Arts institutions that embrace organisational transparency are seeing tangible positive outcomes including new audiences, a report exploring leadership in the sector has found.
Produced by executive search and leadership consultants Saxton Bampfylde, the Take 5 report shares the experiences of 29 senior leaders across the arts and creative industries – both UK and international – running national, regional and global organisations.
Contributors, including Tate director Maria Bagshaw, Royal Ballet and Opera chief executive Alex Beard and Birmingham Museums co-CEO Zak Mensah, were interviewed over six months from July 2024 to January 2025 on subjects including leadership, the financial landscape and diversity.
Given “significant shifts” in audience demographics, the report notes institutions that “embrace organisational transparency” and “celebrate their teams” experience “tangible positive outcomes”. It calls for more equitable and visible decision-making processes to be integrated as a “fundamental element” of leadership and organisational culture.
The study found arts leaders are placing greater emphasis on broader employee involvement and embedding a commitment to engagement across staff teams, especially when developing audiences and addressing accessibility. One participant reported “a genuine passion” from staff creates “open and welcoming environments” that make audiences more likely to return and re-engage.
Bringing comfort to a lonely position
Reflecting on sector challenges over the last five years, the report says “a deeper need for open and collaborative discussion, both internally and externally [is] evident”, with interviewees saying a greater sense of shared responsibility could bring “increased comfort” to an “often lonely position”.
“You need to be showing how you are actively responding to the challenges of the world, rather than wishing they would go away,” said one interviewee. Another noted a greater expectation of integrity and openness from leadership: “We owe honesty to co-workers, about our organisations and to individuals, highlighting successes and shortcomings, and be honest about those in ourselves as leaders.”

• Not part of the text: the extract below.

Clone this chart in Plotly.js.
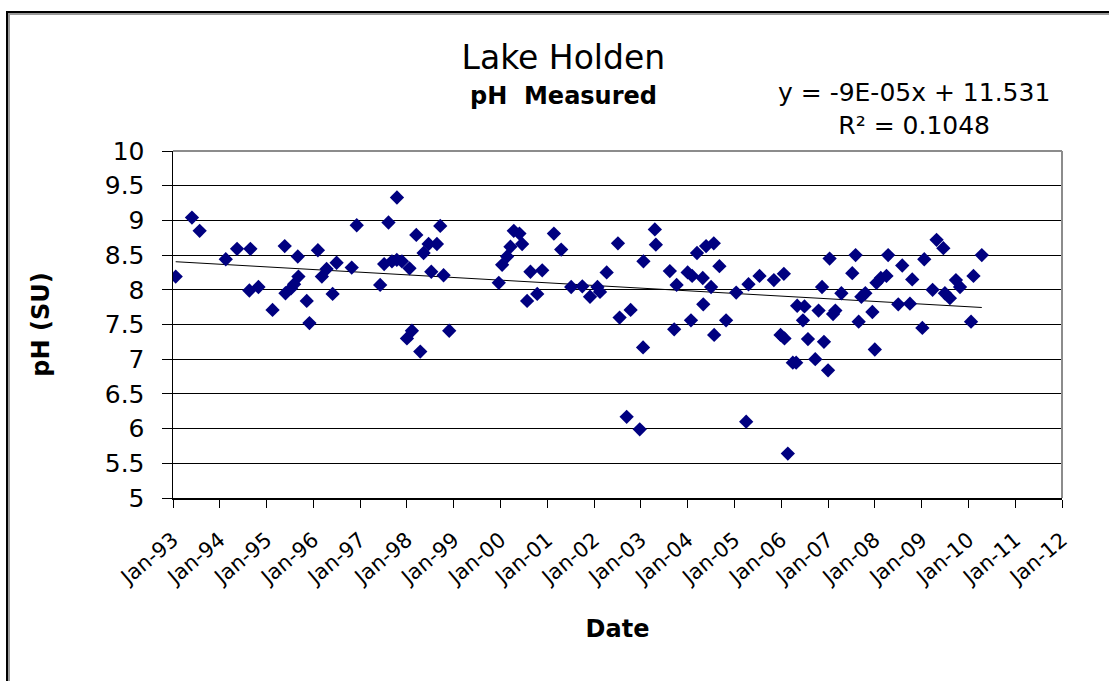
<!DOCTYPE html>
<html>
<head>
<meta charset="utf-8">
<script src="https://cdn.plot.ly/plotly-3.0.1.min.js"></script>
<style>
  html, body { margin: 0; padding: 0; background: #fff; }
  #chart { position: absolute; left: 0; top: 0; width: 1109px; height: 681px; }
  #frame1 { position: absolute; left: 6px; top: 11px; width: 1200px; height: 800px;
            border-left: 2px solid #000; border-top: 2px solid #000; pointer-events: none; }
  #frame2 { position: absolute; left: 8px; top: 13px; width: 1200px; height: 800px;
            border-left: 2px solid #9a9a9a; border-top: 2px solid #9a9a9a; pointer-events: none; }
</style>
</head>
<body>
<div id="chart"></div>
<div id="frame1"></div>
<div id="frame2"></div>
<script>
// ---- data ----
const sampleDates = [
  "1993-01-22","1993-05-29","1993-07-28","1994-02-17","1994-05-16","1994-08-20","1994-08-28","1994-10-30",
  "1995-02-17","1995-05-23","1995-05-29","1995-07-11","1995-08-04","1995-09-02","1995-09-07","1995-11-11",
  "1995-12-02","1996-02-06","1996-03-08","1996-04-14","1996-05-31","1996-07-01","1996-10-27","1996-12-05",
  "1997-06-06","1997-07-07","1997-08-10","1997-09-06","1997-10-14","1997-10-15","1997-11-23","1998-01-01",
  "1998-01-21","1998-02-09","1998-03-15","1998-04-15","1998-05-11","1998-06-19","1998-07-10","1998-08-23",
  "1998-09-18","1998-10-14","1998-11-27","1999-12-19","2000-01-14","2000-02-22","2000-03-19","2000-04-14",
  "2000-05-28","2000-06-18","2000-07-27","2000-08-22","2000-10-14","2000-11-22","2001-02-21","2001-04-19",
  "2001-07-06","2001-10-01","2001-11-30","2002-01-27","2002-02-16","2002-04-09","2002-07-06","2002-07-19",
  "2002-09-12","2002-10-13","2002-12-23","2003-01-18","2003-01-21","2003-04-20","2003-04-28","2003-08-15",
  "2003-09-18","2003-10-07","2004-01-01","2004-01-27","2004-02-05","2004-03-14","2004-04-28","2004-05-02",
  "2004-05-24","2004-07-02","2004-07-23","2004-07-26","2004-09-05","2004-10-27","2005-01-14","2005-04-02",
  "2005-04-20","2005-07-15","2005-11-04","2005-12-26","2006-01-21","2006-01-26","2006-02-21","2006-04-01",
  "2006-04-27","2006-05-05","2006-06-19","2006-07-01","2006-07-28","2006-09-23","2006-10-19","2006-11-15",
  "2006-11-30","2007-01-01","2007-01-13","2007-02-09","2007-02-27","2007-04-15","2007-07-09","2007-08-04",
  "2007-08-28","2007-09-18","2007-10-19","2007-12-13","2008-01-01","2008-01-14","2008-02-17","2008-04-01",
  "2008-04-14","2008-07-02","2008-08-02","2008-10-01","2008-10-19","2009-01-06","2009-01-21","2009-03-27",
  "2009-04-27","2009-06-19","2009-07-01","2009-08-09","2009-09-25","2009-10-27","2010-01-21","2010-02-09",
  "2010-04-15"
];
const phValues = [
  8.19,9.04,8.85,8.44,8.59,7.99,8.59,8.04,
  7.71,8.63,7.95,8.02,8.08,8.48,8.19,7.84,
  7.52,8.57,8.19,8.30,7.94,8.39,8.32,8.93,
  8.07,8.37,8.97,8.41,8.43,9.33,8.41,7.30,
  8.31,7.41,8.79,7.11,8.53,8.66,8.26,8.66,
  8.92,8.21,7.41,8.10,8.36,8.48,8.62,8.85,
  8.81,8.66,7.84,8.26,7.94,8.28,8.81,8.58,
  8.04,8.05,7.90,8.04,7.97,8.25,8.67,7.60,
  6.17,7.71,5.99,7.17,8.41,8.87,8.65,8.27,
  7.43,8.07,8.25,7.56,8.20,8.53,8.17,7.79,
  8.63,8.04,8.67,7.35,8.34,7.56,7.96,6.10,
  8.08,8.20,8.14,7.35,8.23,7.30,5.64,6.95,
  6.95,7.77,7.56,7.76,7.29,7.00,7.70,8.04,
  7.25,6.84,8.45,7.65,7.70,7.95,8.24,8.50,
  7.54,7.90,7.95,7.68,7.14,8.10,8.17,8.20,
  8.50,7.79,8.35,7.80,8.15,7.45,8.44,8.00,
  8.72,8.60,7.95,7.88,8.14,8.04,7.54,8.20,
  8.50
];
const yearTicks = ["1993","1994","1995","1996","1997","1998","1999","2000","2001","2002",
                   "2003","2004","2005","2006","2007","2008","2009","2010","2011","2012"];
const yearTickLabels = ["Jan-93","Jan-94","Jan-95","Jan-96","Jan-97","Jan-98","Jan-99","Jan-00","Jan-01","Jan-02",
                        "Jan-03","Jan-04","Jan-05","Jan-06","Jan-07","Jan-08","Jan-09","Jan-10","Jan-11","Jan-12"];
const yTickVals = [5,5.5,6,6.5,7,7.5,8,8.5,9,9.5,10];
const yTickLabels = ["5","5.5","6","6.5","7","7.5","8","8.5","9","9.5","10"];
const chartTitle = "Lake Holden";
const chartSubtitle = "pH&nbsp; Measured";
const equationText = "y = -9E-05x + 11.531";
const r2Text = "R² = 0.1048";

// ---- linear trend (least squares over the data) ----
const xs = sampleDates.map(d => new Date(d + "T00:00:00Z").getTime());
const n = xs.length;
const mx = xs.reduce((a,b)=>a+b,0)/n;
const my = phValues.reduce((a,b)=>a+b,0)/n;
let sxy = 0, sxx = 0;
for (let i = 0; i < n; i++) { sxy += (xs[i]-mx)*(phValues[i]-my); sxx += (xs[i]-mx)*(xs[i]-mx); }
const slope = sxy/sxx, icpt = my - slope*mx;
const tx0 = Math.min(...xs), tx1 = Math.max(...xs);
const trendX = [new Date(tx0).toISOString().slice(0,10), new Date(tx1).toISOString().slice(0,10)];
const trendY = [icpt + slope*tx0, icpt + slope*tx1];

const F = "DejaVu Sans, Arial, sans-serif";

const traces = [
  { x: trendX, y: trendY, mode: "lines", type: "scatter",
    line: { color: "#000", width: 1 }, hoverinfo: "skip", showlegend: false },
  { x: sampleDates, y: phValues, mode: "markers", type: "scatter",
    marker: { symbol: "diamond", size: 11, color: "#000080", line: { width: 0 } },
    showlegend: false }
];

const layout = {
  width: 1109, height: 681,
  margin: { l: 173, r: 47, t: 151, b: 183, pad: 0 },
  paper_bgcolor: "#fff", plot_bgcolor: "#fff",
  showlegend: false,
  font: { family: F, color: "#000" },
  title: {
    text: chartTitle,
    font: { family: F, size: 33, color: "#000" },
    x: 0.508, xref: "container", xanchor: "center",
    y: 1 - 57/681, yref: "container", yanchor: "middle"
  },
  xaxis: {
    type: "date",
    range: ["1993-01-01", "2012-01-01"],
    tickvals: yearTicks.map(y => y + "-01-01"),
    ticktext: yearTickLabels,
    tickangle: -40,
    tickfont: { family: F, size: 21, color: "#000" },
    ticks: "outside", ticklen: 8, tickwidth: 1, tickcolor: "#000",
    ticklabelstandoff: 12,
    showgrid: false, zeroline: false,
    showline: true, linecolor: "#000", linewidth: 1.5,
    title: { text: "<b>Date</b>", font: { family: F, size: 24, color: "#000" }, standoff: 31 }
  },
  yaxis: {
    range: [5, 10],
    tickvals: yTickVals, ticktext: yTickLabels,
    tickfont: { family: F, size: 25, color: "#000" },
    ticks: "outside", ticklen: 10, tickwidth: 1, tickcolor: "#000",
    ticklabelstandoff: 12,
    showgrid: true, gridcolor: "#000", gridwidth: 1,
    zeroline: false,
    showline: true, linecolor: "#000", linewidth: 1.5,
    title: { text: "<b>pH (SU)</b>", font: { family: F, size: 24, color: "#000" }, standoff: 48 }
  },
  shapes: [
    { type: "line", xref: "paper", yref: "paper", x0: 0, x1: 1, y0: 1, y1: 1,
      line: { color: "#8c8c8c", width: 2 }, layer: "above" },
    { type: "line", xref: "paper", yref: "paper", x0: 1, x1: 1, y0: 0, y1: 1,
      line: { color: "#8c8c8c", width: 2 }, layer: "above" }
  ],
  annotations: [
    { text: "<b>" + chartSubtitle + "</b>", xref: "paper", yref: "paper",
      x: (563 - 173)/889, y: (498 - 96)/347, xanchor: "center", yanchor: "middle",
      showarrow: false, font: { family: F, size: 24, color: "#000" } },
    { text: equationText + "<br>" + r2Text, xref: "paper", yref: "paper",
      x: (914 - 173)/889, y: (498 - 109)/347, xanchor: "center", yanchor: "middle",
      showarrow: false, align: "center", font: { family: F, size: 25, color: "#000" } }
  ]
};

Plotly.newPlot("chart", traces, layout, { staticPlot: true, displayModeBar: false });
</script>
</body>
</html>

The report suggests an “open and collaborative approach” has instigated a general shift in leadership style as “the old school way of doing things is no longer viable”.
“The tradition of command and control does not resonate today, nor will it in the future. There are new leaders coming in, but also new generations of employees, artists and audiences. More vocal, sometimes more challenging, but certainly more expectant of being heard and included in some capacity of decision making,” it says.
Financial transparency
Examining financial pressures and growing scrutiny of corporate sponsors, the report also calls for greater transparency with staff and the public when entering into partnerships, as well as “a clear recognition of the vital place funders have in the arts ecosystem”.
“We must be careful that we don’t make all partners seem bad or justify these relationships all the time. We need them. It must be the right partnership, but it’s incumbent on us to work that out,” said one contributor.
All interviewees agreed that in recent years they prioritised “a greater emphasis on commercial activities”, which for some had been a steep learning curve. But all said they felt the need to invest a lot of personal and professional time in doing so.
Many thought income generation and finance should not be the preserve of senior leadership alone, with some suggesting a broader commercial understanding across teams had made “a positive difference, bringing greater autonomy as well as innovative thinking”.
All organisations that shared their experiences said they have expanded their business development or engagement teams, which in itself demanded a “clear explanation given the restrictions in hiring across other areas”.
Transparency with staff teams about financial impacts, such as the increased National Insurance contributions, and how these have affected the bottom line, was also raised as important.
“During an extraordinary five-year period, the arts and creative industries have faced global challenges including Covid-19, economic crises, social movements, AI emergence and technological integration,” the report says. “The sector has demonstrated remarkable adaptability through exceptional leadership that transformed challenges into opportunities.”